In 1980, for reasons similar to what has led FDC leader Kizza Besigye to be confined to his home, Fronasa’s Yoweri Museveni was arrested for fear that he would use unconstitutional means to overthrow the government.
It took the bravery of 2nd Lt Caleb Akandwanaho, aka Salim Saleh, to save Museveni, then vice chairman of the Military Commission and minister for Regional Cooperation, from being put under house arrest or even possible elimination on the orders of Paulo Muwanga and David Oyite-Ojok.
Museveni had been cornered at a roadblock in Kireka in Kampala, but Salim Saleh – his younger brother – managed to save him. Saleh, however, had to pay the price for defying military orders and releasing his brother.
After former president Godfrey Binaisa was ousted by the Military Commission on May 12, 1980, and put under house arrest in Entebbe, next on the list was Museveni.
The fear that Museveni could stage a coup was reason the Muwanga-led Military Commission wanted him confined.
After the fall of Kampala on April 11, 1979, the Museveni-led Fronasa became a force to reckon with. At 35 years, Museveni was the vice chairman of the Military Commission and deputy minister of Defence.
With these two portfolios, Museveni was the highest ranked person from western Uganda. Though not so popular in the eyes of the public, Museveni had become a power to worry about.
His becoming powerful had started earlier during the war to oust former president Idi Amin. Kikosi Maalum senior commanders who were from northern Uganda realised that Museveni had recruited many fighters from western Uganda into his Fronasa ranks.
After they became suspicious of his motive, Museveni was summoned to Tanzania by then president Julius Nyerere to explain the allegations.
Meanwhile, Kikosi Maalum senior commanders had nicknamed Museveni “Law-abilo” (the man with seven eyes in their Acholi). They named him so because they believed he was able to foresee situations better than them.
Around the time Museveni was arrested, Milton Obote had just returned from exile and the political tempo in the country was so tense, especially with the removal of Binaisa after Yusuf Lule, another Muganda.
“Even people who had not been DP supporters before decided to join the party in order to present a front against the hated Obote,” says Museveni on page 116 of this book Sowing the Mustard Seed.
“We could bide our time, knowing fully well that the politicians would fail, and when our position was strong enough, we could use our military position to get rid of the whole lot of them,” Museveni wrote of his coup plot on page 117.
It was believed that Museveni wanted to join forces with others opposed to Obote to stage a coup. And it was for that reason that he was supposed to be incarcerated until Obote had settled in State House.
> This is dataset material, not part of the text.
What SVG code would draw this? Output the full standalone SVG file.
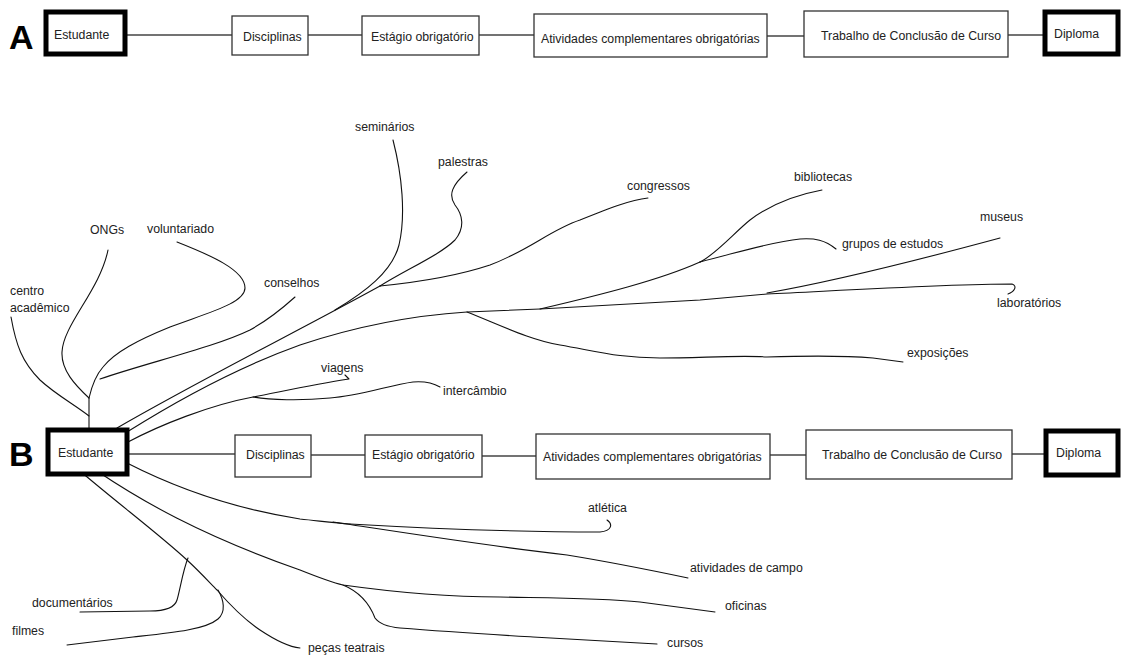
<svg xmlns="http://www.w3.org/2000/svg" width="1121" height="655" viewBox="0 0 1121 655">
<style>
  .bg{fill:#fff}
  .box{fill:#fff;stroke:#333;stroke-width:1.3}
  .thick{fill:#fff;stroke:#000;stroke-width:5}
  .t{font-family:"Liberation Sans",Arial,sans-serif;font-size:12.3px;fill:#222}
  .big{font-family:"Liberation Sans",Arial,sans-serif;font-size:34px;font-weight:bold;fill:#000}
  .link{fill:none;stroke:#444;stroke-width:1.5}
  .c{fill:none;stroke:#111;stroke-width:1.1;stroke-linecap:round;stroke-linejoin:round}
</style>
<rect class="bg" x="0" y="0" width="1121" height="655"/>

<text class="big" x="9" y="49">A</text>
<text class="big" x="9" y="466">B</text>

<g id="connectors">
  <!-- row A -->
  <line class="link" x1="125" y1="35" x2="232" y2="35"/>
  <line class="link" x1="308" y1="35" x2="362" y2="35"/>
  <line class="link" x1="479" y1="35" x2="534" y2="35"/>
  <line class="link" x1="767" y1="36" x2="804" y2="36"/>
  <line class="link" x1="1008" y1="35" x2="1045" y2="35"/>
  <!-- row B -->
  <line class="link" x1="127" y1="454" x2="235" y2="454"/>
  <line class="link" x1="311" y1="455" x2="365" y2="455"/>
  <line class="link" x1="482" y1="456" x2="536" y2="456"/>
  <line class="link" x1="770" y1="455" x2="806" y2="455"/>
  <line class="link" x1="1012" y1="454" x2="1046" y2="454"/>

  <!-- upper curves -->
  <path class="c" d="M11,317 C16,345 22,362 40,380 C55,394 75,405 89,416"/>
  <path class="c" d="M89,428 L89,398"/>
  <path class="c" d="M89,398 C75,385 61,370 62,352 C63,325 100,290 108,250"/>
  <path class="c" d="M89,398 C92,385 96,375 103,367 C115,352 138,340 170,327 C210,312 245,303 245,288 C245,270 210,255 177,242"/>
  <path class="c" d="M100,379 C150,362 215,347 250,330 C270,319 285,306 295,297"/>
  <path class="c" d="M117,428 C200,380 300,330 380,286"/>
  <path class="c" d="M335,310 C365,292 392,272 399,245 C406,215 402,175 393,140"/>
  <path class="c" d="M380,286 C405,270 440,255 455,240 C465,228 463,215 455,205 C448,195 452,185 467,172"/>
  <path class="c" d="M380,286 C420,282 460,275 490,265 C530,250 550,230 580,220 C610,208 630,200 648,198"/>
  <path class="c" d="M127,432 C170,405 230,370 300,345 C360,325 420,315 467,312 L540,309 L700,300 L767,294 C850,290 950,284 1012,284 C1018,286 1014,292 1008,294"/>
  <path class="c" d="M467,312 C500,325 530,340 560,345 C600,352 620,358 660,358 C700,358 740,355 767,357 C800,356 850,356 873,358 L903,362"/>
  <path class="c" d="M540,309 C600,295 660,280 700,262"/>
  <path class="c" d="M700,262 C740,252 770,242 800,239 C815,238 825,240 836,249"/>
  <path class="c" d="M700,262 C715,255 735,232 750,220 C770,205 795,195 822,190"/>
  <path class="c" d="M767,293 C830,282 900,265 1000,238"/>
  <path class="c" d="M128,442 C160,425 210,405 253,397 C275,393 310,385 349,379 L345,375"/>
  <path class="c" d="M253,397 C270,400 300,401 330,398 C360,396 390,385 413,382 C425,381 433,383 440,387"/>

  <!-- lower curves -->
  <path class="c" d="M127,463 C170,485 230,508 300,519 C320,521 335,523 350,524"/>
  <path class="c" d="M350,524 C420,528 500,532 600,532 C612,531 613,524 607,520"/>
  <path class="c" d="M333,522 C400,532 480,545 567,555 C610,562 650,570 688,578"/>
  <path class="c" d="M97,471 C140,500 200,535 300,570 C315,576 330,582 343,585 C400,593 450,597 500,597 C550,598 600,598 640,602 L715,612"/>
  <path class="c" d="M343,585 C360,592 370,605 375,618 C380,625 390,627 400,628 C450,632 500,635 533,637 L657,644"/>
  <path class="c" d="M80,471 C120,505 160,535 187,560 C200,572 210,583 217,590 C230,605 245,620 260,630 C275,640 290,647 300,648"/>
  <path class="c" d="M188,558 C183,570 180,590 177,600 C175,607 165,611 150,611 L80,612"/>
  <path class="c" d="M218,590 C224,600 226,612 218,619 C205,630 170,633 133,637 L67,645"/>
</g>

<!-- Row A nodes -->
<g id="a-estudante"><rect class="thick" x="46" y="12" width="79" height="42"/><text class="t" x="54" y="39">Estudante</text></g>
<g id="a-disciplinas"><rect class="box" x="232" y="16" width="76" height="39"/><text class="t" x="243" y="41">Disciplinas</text></g>
<g id="a-estagio"><rect class="box" x="362" y="16" width="117" height="39"/><text class="t" x="371" y="41">Estágio obrigatório</text></g>
<g id="a-atividades"><rect class="box" x="534" y="14" width="233" height="43"/><text class="t" x="541" y="43">Atividades complementares obrigatórias</text></g>
<g id="a-tcc"><rect class="box" x="804" y="11" width="204" height="46"/><text class="t" x="821" y="40">Trabalho de Conclusão de Curso</text></g>
<g id="a-diploma"><rect class="thick" x="1045" y="12" width="73" height="42"/><text class="t" x="1054" y="38">Diploma</text></g>

<!-- Row B nodes -->
<g id="b-estudante"><rect class="thick" x="48" y="430" width="79" height="44"/><text class="t" x="58" y="457">Estudante</text></g>
<g id="b-disciplinas"><rect class="box" x="235" y="435" width="76" height="42"/><text class="t" x="246" y="459">Disciplinas</text></g>
<g id="b-estagio"><rect class="box" x="365" y="435" width="117" height="42"/><text class="t" x="372" y="459">Estágio obrigatório</text></g>
<g id="b-atividades"><rect class="box" x="536" y="434" width="234" height="45"/><text class="t" x="543" y="461">Atividades complementares obrigatórias</text></g>
<g id="b-tcc"><rect class="box" x="806" y="430" width="206" height="49"/><text class="t" x="822" y="459">Trabalho de Conclusão de Curso</text></g>
<g id="b-diploma"><rect class="thick" x="1046" y="431" width="72" height="44"/><text class="t" x="1056" y="457">Diploma</text></g>

<!-- branch labels -->
<g id="labels">
  <g id="n-centro"><text class="t" x="10" y="295">centro</text><text class="t" x="10" y="312">acadêmico</text></g>
  <g id="n-ongs"><text class="t" x="90" y="234">ONGs</text></g>
  <g id="n-voluntariado"><text class="t" x="147" y="233">voluntariado</text></g>
  <g id="n-conselhos"><text class="t" x="264" y="287">conselhos</text></g>
  <g id="n-seminarios"><text class="t" x="355" y="131">seminários</text></g>
  <g id="n-palestras"><text class="t" x="438" y="166">palestras</text></g>
  <g id="n-congressos"><text class="t" x="627" y="190">congressos</text></g>
  <g id="n-bibliotecas"><text class="t" x="794" y="181">bibliotecas</text></g>
  <g id="n-grupos"><text class="t" x="842" y="248">grupos de estudos</text></g>
  <g id="n-museus"><text class="t" x="980" y="221">museus</text></g>
  <g id="n-laboratorios"><text class="t" x="997" y="307">laboratórios</text></g>
  <g id="n-exposicoes"><text class="t" x="907" y="357">exposições</text></g>
  <g id="n-viagens"><text class="t" x="321" y="372">viagens</text></g>
  <g id="n-intercambio"><text class="t" x="443" y="395">intercâmbio</text></g>
  <g id="n-atletica"><text class="t" x="588" y="512">atlética</text></g>
  <g id="n-campo"><text class="t" x="690" y="572">atividades de campo</text></g>
  <g id="n-oficinas"><text class="t" x="725" y="610">oficinas</text></g>
  <g id="n-cursos"><text class="t" x="667" y="647">cursos</text></g>
  <g id="n-documentarios"><text class="t" x="32" y="607">documentários</text></g>
  <g id="n-filmes"><text class="t" x="12" y="635">filmes</text></g>
  <g id="n-pecas"><text class="t" x="308" y="652">peças teatrais</text></g>
</g>
</svg>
Sunday Monitor caught up with a source who asked not to be named who was close to the National Security Service (NSS) headed by Amon Bazira, a Mukonjo from Kasese District.
The source believes that Museveni was arrested in May 1980 shortly after Binaisa had been toppled. And while Museveni has always insisted that his arrest was caused by Muwanga and Oyite-Ojok, the source thinks otherwise.
“As a matter of fact, Museveni was arrested by Bazilio [Okello] who had a grudge with him since their days in Tanzania,” the source says, adding “Bazilio used to despise Museveni saying, ‘Museveni ajui mambo za jeshi, ajui siasi. Anajua kucunga ngombe peke’ (Museveni doesn’t know military affairs, he doesn’t know politics, he only knows how to keep cattle).”
“He [Museveni] was not interrogated and was treated well at the roadblock. While still there, his people rescued him and took him to his home in Kololo.”
Asked how he knew that Museveni had been arrested, source says: “When the coup [against Binaisa] was boiling, I got wind of it. It was planned in Room 206 at the Nile Mansions [now Kampala Serena Hotel].
Because of the intrigue between the Acholi and Langi, especially in the army, and having known that Museveni had a good number of soldiers he had trained in the army, we wanted to share with him the idea of him taking over after the removal of Binaisa. He [Museveni] was from what would be a neutral tribe.”
“I and other two colleagues went looking for Museveni to tell him to be ready to take over. But the man was nowhere to be seen. We went to his home in Kololo and he was not there. Then in the evening, through one of my colleagues in government, we heard that Museveni had been arrested but no one could tell where he had been taken.”